Author:Friends of 36KrPublish:2024-05-07

Li Shufu, a Zhejiang businessman in his sixties, is still busy building and listing companies.

Recently, Caocao Mobility, with a post-investment valuation of over 18.5 billion yuan, applied for a listing in Hong Kong. At the same time, Geely-backed Jidu Auto and its estimated valuation of about 90 billion yuan are also on the path to a U.S. listing.

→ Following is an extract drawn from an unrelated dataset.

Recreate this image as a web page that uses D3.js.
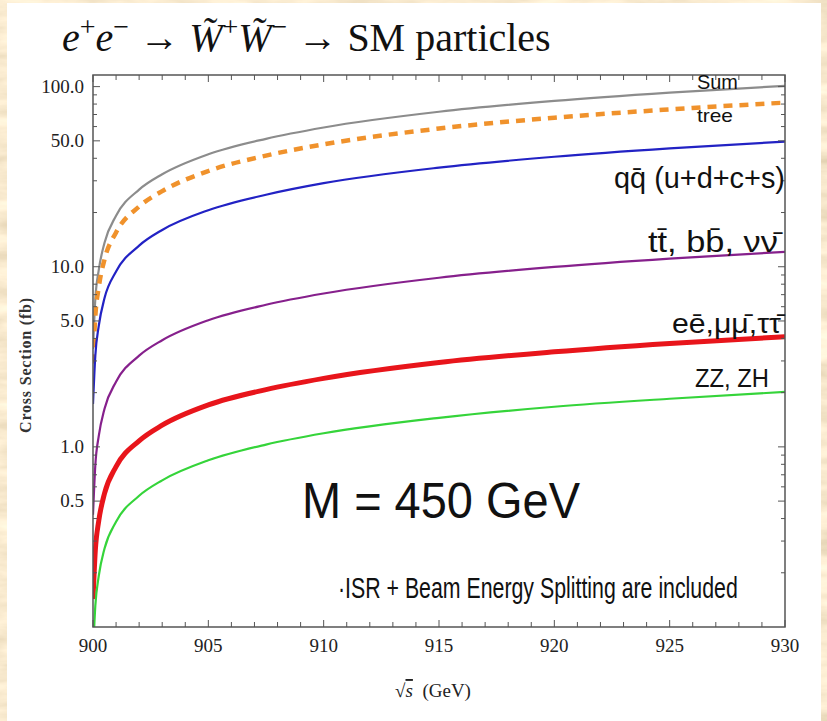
<!DOCTYPE html>
<html>
<head>
<meta charset="utf-8">
<script src="https://cdn.jsdelivr.net/npm/d3@7"></script>
<style>
  body { margin: 0; background: #e9d3a3; }
  svg { display: block; }
  .tick-label { font-family: "Liberation Serif", "DejaVu Serif", serif; font-size: 19px; fill: #222; }
  .curve-label { font-family: "Liberation Sans", Arial, sans-serif; fill: #111; }
</style>
</head>
<body>
<div id="chart"></div>
<script>
// Window and plot box
const width = 827;
const height = 721;
const margin = { top: 75, right: 42, bottom: 94, left: 93 };
const w = width - margin.left - margin.right;
const h = height - margin.top - margin.bottom;

// Data: sqrt(s) in GeV, cross sections in fb
const energies = [900, 900.1, 900.25, 900.5, 901, 902, 903, 905, 907.5, 910, 915, 920, 925, 930];
const sumValues  = [3.5, 6.6, 9.6, 13.6, 19.2, 26.8, 32.6, 42.1, 51.3, 59.3, 72.5, 83.3, 92.6, 101];
const treeValues = [2.9, 5.3, 7.7, 11.0, 15.5, 21.6, 26.3, 34.0, 41.4, 47.8, 58.5, 67.2, 74.7, 81.5];
const qqValues   = [1.73, 3.2, 4.7, 6.7, 9.4, 13.1, 16.0, 20.6, 25.1, 29.1, 35.5, 40.8, 45.4, 49.5];
const ttValues   = [0.42, 0.79, 1.15, 1.63, 2.30, 3.21, 3.91, 5.05, 6.15, 7.10, 8.69, 9.98, 11.1, 12.1];
const eeValues   = [0.143, 0.266, 0.389, 0.552, 0.777, 1.08, 1.32, 1.71, 2.08, 2.40, 2.94, 3.37, 3.75, 4.09];
const zzValues   = [0.071, 0.131, 0.192, 0.273, 0.384, 0.535, 0.652, 0.842, 1.03, 1.19, 1.45, 1.67, 1.85, 2.02];

const xTicks = [900, 905, 910, 915, 920, 925, 930];
const yTicks = [0.5, 1, 5, 10, 50, 100];
const yMinorTicks = [0.2, 0.3, 0.4, 0.5, 0.6, 0.7, 0.8, 0.9, 1, 2, 3, 4, 5, 6, 7, 8, 9, 10,
                     20, 30, 40, 50, 60, 70, 80, 90, 100];

const series = [
  { name: "sum",  values: sumValues,  color: "#8c8c8c", width: 2.2 },
  { name: "tree", values: treeValues, color: "#f0922c", width: 4.5, dash: "9,7" },
  { name: "qq",   values: qqValues,   color: "#2222c4", width: 2.2 },
  { name: "tt",   values: ttValues,   color: "#86208c", width: 2.2 },
  { name: "ee",   values: eeValues,   color: "#e8151b", width: 5 },
  { name: "zz",   values: zzValues,   color: "#35d43a", width: 2.2 }
];

// Scales
let xScale = d3.scaleLinear().domain([900, 930]).range([0, w]);
let yScale = d3.scaleLog().domain([0.1, 116]).range([h, 0]);

let svg = d3.select("#chart")
  .append("svg")
  .attr("width", width)
  .attr("height", height);

// Parchment backdrop with a white sheet on top
let defs = svg.append("defs");
let paper = defs.append("filter")
  .attr("id", "paper")
  .attr("x", 0).attr("y", 0).attr("width", 1).attr("height", 1);
paper.append("feTurbulence")
  .attr("type", "fractalNoise")
  .attr("baseFrequency", "0.015 0.06")
  .attr("numOctaves", 4)
  .attr("seed", 7);
paper.append("feColorMatrix")
  .attr("type", "matrix")
  .attr("values", "0.45 0 0 0 0.72  0.45 0 0 0 0.60  0.45 0 0 0 0.40  0 0 0 0 1");

svg.append("rect")
  .attr("width", width).attr("height", height)
  .attr("fill", "#e9d3a3")
  .attr("filter", "url(#paper)");
svg.append("rect")
  .attr("x", 7).attr("y", 3)
  .attr("width", 814).attr("height", height - 3)
  .attr("fill", "#ffffff");

defs.append("clipPath").attr("id", "plotClip")
  .append("rect").attr("width", w).attr("height", h);

let g = svg.append("g")
  .attr("transform", "translate(" + margin.left + "," + margin.top + ")");

// Curves
let line = d3.line()
  .x((d, i) => xScale(energies[i]))
  .y(d => yScale(d))
  .curve(d3.curveMonotoneX);

g.append("g")
  .attr("clip-path", "url(#plotClip)")
  .selectAll("path")
  .data(series)
  .enter()
  .append("path")
  .attr("fill", "none")
  .attr("stroke", d => d.color)
  .attr("stroke-width", d => d.width)
  .attr("stroke-dasharray", d => d.dash || null)
  .attr("d", d => line(d.values));

// Frame and ticks (inward, on all four sides)
let axisColor = "#555";
g.append("rect")
  .attr("width", w).attr("height", h)
  .attr("fill", "none")
  .attr("stroke", axisColor)
  .attr("stroke-width", 1.5);

let xMinor = d3.range(900, 931);
g.selectAll("line.xtick")
  .data(xMinor)
  .enter()
  .append("line")
  .attr("class", "xtick")
  .attr("x1", d => xScale(d)).attr("x2", d => xScale(d))
  .attr("y1", h).attr("y2", d => h - (d % 5 === 0 ? 7 : 5))
  .attr("stroke", axisColor);
g.selectAll("line.xtickTop")
  .data(xMinor)
  .enter()
  .append("line")
  .attr("class", "xtickTop")
  .attr("x1", d => xScale(d)).attr("x2", d => xScale(d))
  .attr("y1", 0).attr("y2", d => (d % 5 === 0 ? 7 : 5))
  .attr("stroke", axisColor);

g.selectAll("line.ytick")
  .data(yMinorTicks)
  .enter()
  .append("line")
  .attr("class", "ytick")
  .attr("x1", 0).attr("x2", d => (yTicks.includes(d) ? 7 : 4))
  .attr("y1", d => yScale(d)).attr("y2", d => yScale(d))
  .attr("stroke", axisColor);
g.selectAll("line.ytickRight")
  .data(yMinorTicks)
  .enter()
  .append("line")
  .attr("class", "ytickRight")
  .attr("x1", w).attr("x2", d => w - (yTicks.includes(d) ? 7 : 4))
  .attr("y1", d => yScale(d)).attr("y2", d => yScale(d))
  .attr("stroke", axisColor);

// Tick labels
g.selectAll("text.xlabel")
  .data(xTicks)
  .enter()
  .append("text")
  .attr("class", "tick-label")
  .attr("x", d => xScale(d))
  .attr("y", h + 25)
  .attr("text-anchor", "middle")
  .text(d => d);

g.selectAll("text.ylabel")
  .data(yTicks)
  .enter()
  .append("text")
  .attr("class", "tick-label")
  .attr("x", -9)
  .attr("y", d => yScale(d) + 6)
  .attr("text-anchor", "end")
  .text(d3.format(".1f"));

// Axis titles
g.append("text")
  .attr("transform", "translate(" + (-62) + "," + (h / 2 + 14) + ") rotate(-90)")
  .attr("text-anchor", "middle")
  .style("font-family", "'Liberation Serif', serif")
  .style("font-weight", "bold")
  .style("font-size", "16px")
  .style("letter-spacing", "0.8px")
  .attr("fill", "#333")
  .text("Cross Section (fb)");

let xTitle = g.append("text")
  .attr("x", w / 2 - 6)
  .attr("y", h + 70)
  .attr("text-anchor", "middle")
  .style("font-family", "'Liberation Serif', serif")
  .style("font-size", "19px")
  .attr("fill", "#222");
xTitle.append("tspan").text("\u221A");
xTitle.append("tspan").style("font-style", "italic").style("text-decoration", "overline").text("s");
xTitle.append("tspan").text("\u2002(GeV)");

// Chart title
let title = svg.append("text")
  .attr("x", 62)
  .attr("y", 51)
  .style("font-family", "'Liberation Serif', serif")
  .style("font-size", "40px")
  .attr("fill", "#111");
title.append("tspan").style("font-style", "italic").text("e");
title.append("tspan").attr("dy", -15).style("font-size", "28px").text("+");
title.append("tspan").attr("dy", 15).style("font-style", "italic").text("e");
title.append("tspan").attr("dy", -15).style("font-size", "28px").text("\u2212");
title.append("tspan").attr("dy", 15).text(" \u2192 ");
title.append("tspan").style("font-style", "italic").text("W\u0303");
title.append("tspan").attr("dy", -15).style("font-size", "28px").text("+");
title.append("tspan").attr("dy", 15).style("font-style", "italic").text("W\u0303");
title.append("tspan").attr("dy", -15).style("font-size", "28px").text("\u2212");
title.append("tspan").attr("dy", 15).text(" \u2192 SM particles");

// Curve labels: drawn at their font size, then squeezed sideways to the width seen in the picture
const labels = [
  { text: "Sum", x: 697, y: 89, size: 20, len: 41 },
  { text: "tree", x: 697, y: 122, size: 19, len: 36 },
  { text: "qq\u0304 (u+d+c+s)", x: 614, y: 188, size: 29, len: 171 },
  { text: "tt\u0304, bb\u0304, \u03BD\u03BD\u0304", x: 648, y: 252, size: 29, len: 130 },
  { text: "ee\u0304,\u03BC\u03BC\u0304,\u03C4\u03C4\u0304", x: 672, y: 333, size: 28, len: 109 },
  { text: "ZZ, ZH", x: 695, y: 387, size: 25, len: 74 },
  { text: "M = 450 GeV", x: 302, y: 518, size: 49, len: 278 },
  { text: "\u00B7ISR + Beam Energy Splitting are included", x: 338, y: 598, size: 29, len: 400 }
];

svg.selectAll("text.curve-label")
  .data(labels)
  .enter()
  .append("text")
  .attr("class", "curve-label")
  .style("font-size", d => d.size + "px")
  .text(d => d.text)
  .attr("transform", function(d) {
    let natural = this.getComputedTextLength();
    return "translate(" + d.x + "," + d.y + ") scale(" + (d.len / natural) + ",1)";
  });
</script>
</body>
</html>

Not long ago, the largest Chinese concept stock IPO in recent years, Lotus, successfully landed on the Nasdaq.

In addition to these three star companies, there is a long list of IPOs behind him: Geely Auto, Volvo Cars, Qianjiang Motorcycles, Polestar, Yikatong, Hanma Technology, and Lifan Technology.

Based on the real economy and leveraging the power of capital, Li Shufu, Chairman of Geely Holding Group, has spent decades working hard and has finally grown from a cowherd to the helmsman of an "automotive empire."

Backed by Geely, a star company emerges in Suzhou

When the battle of ride-hailing disrupted the transportation industry, Li Shufu took the opportunity to enter the market decisively.

In May 2015, Caocao Mobility's predecessor, "Caocao Zhuanche," was established in Hangzhou. In January of the following year, "Caocao Zhuanche" appeared in the public eye, with 100 Geely Emgrand EV pure electric vehicles kicking off public testing.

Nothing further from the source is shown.